| Aim of the exercise |
Retype exactly the lines from the first one through the line with "plt.rcParams['font.family'] = ['Liberation", including both ends; skip any pictures.

| Data |
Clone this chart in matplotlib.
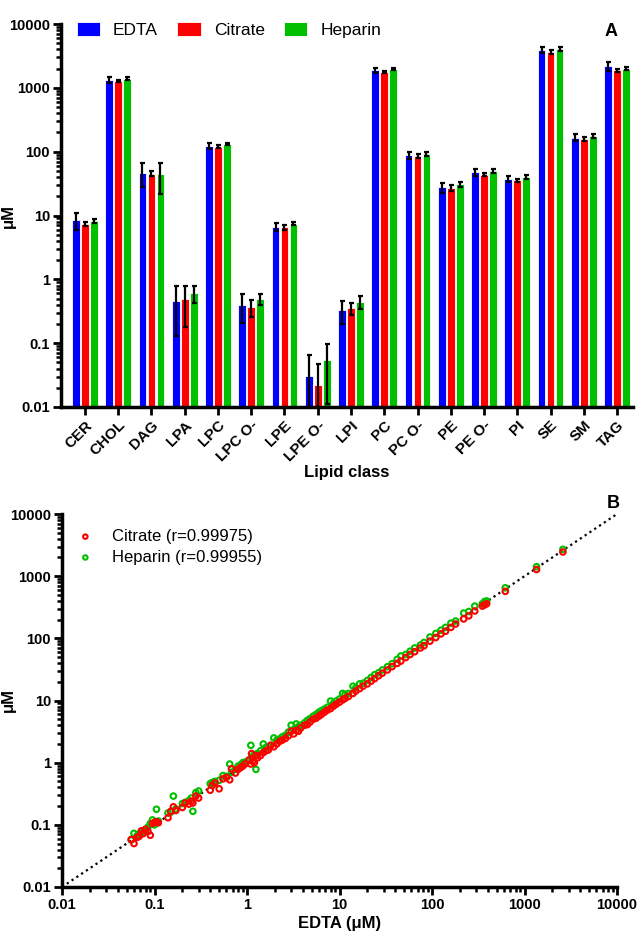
import numpy as np
import matplotlib
matplotlib.use("Agg")
import matplotlib.pyplot as plt
from matplotlib.ticker import LogLocator, NullFormatter

plt.rcParams['font.family'] = ['Liberation Sans', 'DejaVu Sans']

# Panel A: lipid class means (uM) and error bars
classes = ["CER", "CHOL", "DAG", "LPA", "LPC", "LPC O-", "LPE", "LPE O-", "LPI",
           "PC", "PC O-", "PE", "PE O-", "PI", "SE", "SM", "TAG"]
edta = [8.5, 1330, 47, 0.46, 123, 0.40, 6.7, 0.031, 0.33, 1870, 88, 27.7, 48, 37, 3950, 166, 2210]
citrate = [7.4, 1270, 45, 0.49, 120, 0.37, 6.5, 0.022, 0.35, 1750, 86, 26.8, 43.5, 35.4, 3650, 159, 1900]
heparin = [8.2, 1400, 44, 0.61, 130, 0.49, 7.4, 0.054, 0.445, 1970, 93, 31, 50, 40, 4100, 176, 2000]
edta_err = [2.5, 150, 19, 0.33, 12, 0.19, 1.0, 0.034, 0.13, 150, 10, 5, 6, 4, 400, 20, 350]
citrate_err = [0.5, 50, 4, 0.31, 6, 0.11, 0.5, 0.025, 0.07, 60, 5, 3, 2.5, 2.5, 250, 10, 100]
heparin_err = [0.6, 90, 22, 0.19, 5, 0.1, 0.4, 0.043, 0.1, 80, 6, 3, 3, 2.5, 300, 10, 100]

# Panel B: individual species, EDTA vs citrate / heparin (uM)
edta_pts = [0.056, 0.060, 0.065, 0.068, 0.072, 0.075, 0.080, 0.085, 0.090, 0.095,
            0.100, 0.105, 0.110, 0.140, 0.150, 0.160, 0.170, 0.200, 0.215, 0.235,
            0.250, 0.260, 0.280, 0.300, 0.40, 0.42, 0.45, 0.50, 0.55, 0.60,
            0.65, 0.68, 0.75, 0.80, 0.85, 0.90, 0.95, 1.05, 1.10, 1.12,
            1.15, 1.20, 1.25, 1.30, 1.40, 1.50, 1.60, 1.70, 1.80, 1.95,
            2.10, 2.25, 2.40, 2.60, 2.80, 3.00, 3.20, 3.40, 3.60, 3.80,
            4.20, 4.50, 4.80, 5.20, 5.60, 6.00, 6.40, 6.90, 7.40, 8.00,
            8.60, 9.20, 10.0, 10.8, 11.5, 12.5, 14.0, 15.0, 16.5, 18.0,
            20.0, 22.0, 24.0, 26.5, 29.0, 33.0, 37.0, 42.0, 46.0, 52.0,
            58.0, 65.0, 75.0, 82.0, 95.0, 110, 125, 140, 160, 180,
            220, 250, 290, 350, 370, 390, 620, 1350, 2600]
citrate_pts = [0.058, 0.050, 0.063, 0.065, 0.080, 0.072, 0.085, 0.078, 0.068, 0.105,
               0.110, 0.112, 0.108, 0.130, 0.165, 0.195, 0.170, 0.190, 0.225, 0.215,
               0.240, 0.225, 0.290, 0.270, 0.36, 0.43, 0.47, 0.38, 0.55, 0.58,
               0.53, 0.80, 0.68, 0.78, 0.83, 0.88, 0.95, 1.10, 0.95, 1.40,
               1.05, 1.00, 1.30, 1.20, 1.30, 1.45, 1.55, 1.60, 1.90, 1.80,
               2.00, 2.20, 2.30, 2.45, 2.70, 3.20, 2.90, 3.30, 3.20, 3.60,
               4.00, 4.10, 4.50, 5.00, 5.20, 5.60, 6.00, 6.50, 7.00, 7.40,
               8.10, 8.70, 9.40, 10.2, 10.8, 11.6, 13.0, 14.2, 15.5, 17.0,
               18.5, 20.5, 22.5, 25.0, 27.5, 31.0, 35.0, 39.5, 43.0, 49.0,
               55.0, 61.0, 70.0, 76.0, 90.0, 103, 118, 130, 150, 170,
               205, 230, 275, 330, 345, 360, 570, 1280, 2450]
heparin_pts = [0.057, 0.073, 0.067, 0.070, 0.072, 0.078, 0.082, 0.092, 0.105, 0.120,
               0.100, 0.178, 0.115, 0.155, 0.160, 0.290, 0.180, 0.220, 0.230, 0.245,
               0.270, 0.165, 0.330, 0.350, 0.46, 0.48, 0.50, 0.52, 0.62, 0.60,
               0.95, 0.70, 0.78, 0.88, 0.92, 1.00, 1.02, 1.10, 1.90, 1.20,
               1.25, 1.35, 0.78, 1.40, 1.55, 2.00, 1.75, 1.80, 1.90, 2.50,
               2.30, 2.40, 2.60, 2.75, 3.10, 4.00, 3.40, 4.20, 3.80, 4.00,
               4.40, 4.80, 5.10, 5.60, 6.00, 6.50, 6.90, 7.30, 7.80, 9.80,
               9.00, 9.80, 10.6, 13.0, 12.5, 13.0, 17.0, 16.0, 18.5, 19.0,
               21.0, 23.5, 26.0, 28.0, 31.0, 35.0, 39.0, 46.0, 52.0, 55.0,
               62.0, 70.0, 78.0, 86.0, 105, 120, 135, 150, 175, 190,
               255, 270, 330, 360, 390, 400, 650, 1420, 2700]

blue = "#0000FF"
red = "#FF0000"
green = "#00C000"
W, H = 638, 933
fig = plt.figure(figsize=(W / 100, H / 100), dpi=100)


def style_axis(ax):
    for s in ["top", "right"]:
        ax.spines[s].set_visible(False)
    for s in ["left", "bottom"]:
        ax.spines[s].set_linewidth(2.5)
    ax.tick_params(which="major", direction="out", length=6, width=2, labelsize=10.5, pad=2)
    ax.tick_params(which="minor", direction="out", length=3.5, width=1.8)
    for lab in ax.get_xticklabels() + ax.get_yticklabels():
        lab.set_fontweight("bold")


# ---- Panel A ----
axA = fig.add_axes([61 / W, 1 - 407 / H, (633 - 61) / W, (407 - 24) / H])
x = np.arange(len(classes))
bw = 0.23
off = 0.27
for vals, errs, col, lab, d in [(edta, edta_err, blue, "EDTA", -off),
                                (citrate, citrate_err, red, "Citrate", 0),
                                (heparin, heparin_err, green, "Heparin", off)]:
    vals = np.array(vals)
    errs = np.array(errs)
    lower = np.minimum(errs, vals - 0.005)
    axA.bar(x + d, vals, bw, color=col, edgecolor="white", linewidth=0.6, label=lab, zorder=2)
    axA.errorbar(x + d, vals, yerr=[lower, errs], fmt="none", ecolor="black",
                 elinewidth=1.6, capsize=1.8, capthick=1.6, zorder=3)
axA.set_yscale("log")
axA.set_ylim(0.01, 10000)
axA.set_xlim(-0.72, len(classes) - 1 + 0.48)
axA.set_yticks([0.01, 0.1, 1, 10, 100, 1000, 10000])
axA.set_yticklabels(["0.01", "0.1", "1", "10", "100", "1000", "10000"])
axA.yaxis.set_minor_locator(LogLocator(base=10, subs=np.arange(2, 10)))
axA.yaxis.set_minor_formatter(NullFormatter())
axA.set_xticks(x)
axA.set_xticklabels(classes, rotation=45, ha="right", rotation_mode="anchor")
style_axis(axA)
axA.tick_params(axis="x", labelsize=11)
axA.set_ylabel("μM", fontsize=12, fontweight="bold")
axA.yaxis.set_label_coords((16 - 61) / 572, 0.5)
axA.set_xlabel("Lipid class", fontsize=12, fontweight="bold", labelpad=0)
axA.legend(loc="upper left", bbox_to_anchor=(0.0, 1.045), ncol=3, frameon=False,
           fontsize=12.5, handlelength=1.35, handleheight=0.85, columnspacing=1.1,
           handletextpad=0.75)
fig.text(611 / W, 1 - 32 / H, "A", fontsize=13, fontweight="bold", ha="center", va="center")

# ---- Panel B ----
axB = fig.add_axes([62 / W, 1 - 887 / H, (617 - 62) / W, (887 - 514) / H])
axB.plot([0.01, 10000], [0.01, 10000], linestyle=(0, (1, 1.6)), color="black", linewidth=1.6, zorder=1)
axB.scatter(edta_pts, heparin_pts, s=16, facecolors="none", edgecolors=green, linewidths=1.5,
            label="Heparin (r=0.99955)", zorder=2)
axB.scatter(edta_pts, citrate_pts, s=16, facecolors="none", edgecolors=red, linewidths=1.5,
            label="Citrate (r=0.99975)", zorder=3)
axB.set_xscale("log")
axB.set_yscale("log")
axB.set_xlim(0.01, 10000)
axB.set_ylim(0.01, 10000)
ticks = [0.01, 0.1, 1, 10, 100, 1000, 10000]
labs = ["0.01", "0.1", "1", "10", "100", "1000", "10000"]
axB.set_xticks(ticks)
axB.set_xticklabels(labs)
axB.set_yticks(ticks)
axB.set_yticklabels(labs)
for a in [axB.xaxis, axB.yaxis]:
    a.set_minor_locator(LogLocator(base=10, subs=np.arange(2, 10)))
    a.set_minor_formatter(NullFormatter())
style_axis(axB)
axB.set_ylabel("μM", fontsize=12, fontweight="bold")
axB.yaxis.set_label_coords((16 - 62) / 555, 0.5)
axB.set_xlabel("EDTA (μM)", fontsize=12, fontweight="bold", labelpad=3)
h, l = axB.get_legend_handles_labels()
axB.legend(h[::-1], l[::-1], loc="upper left", bbox_to_anchor=(-0.015, 1.0), frameon=False,
           fontsize=12, markerscale=0.8, handletextpad=0.6, labelspacing=0.35)
fig.text(613 / W, 1 - 503 / H, "B", fontsize=13, fontweight="bold", ha="center", va="center")

fig.savefig("out.png", dpi=100)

| Response |
Clone this chart in matplotlib.
import numpy as np
import matplotlib
matplotlib.use("Agg")
import matplotlib.pyplot as plt
from matplotlib.ticker import LogLocator, NullFormatter

plt.rcParams['font.family'] = ['Liberation Sans', 'DejaVu Sans']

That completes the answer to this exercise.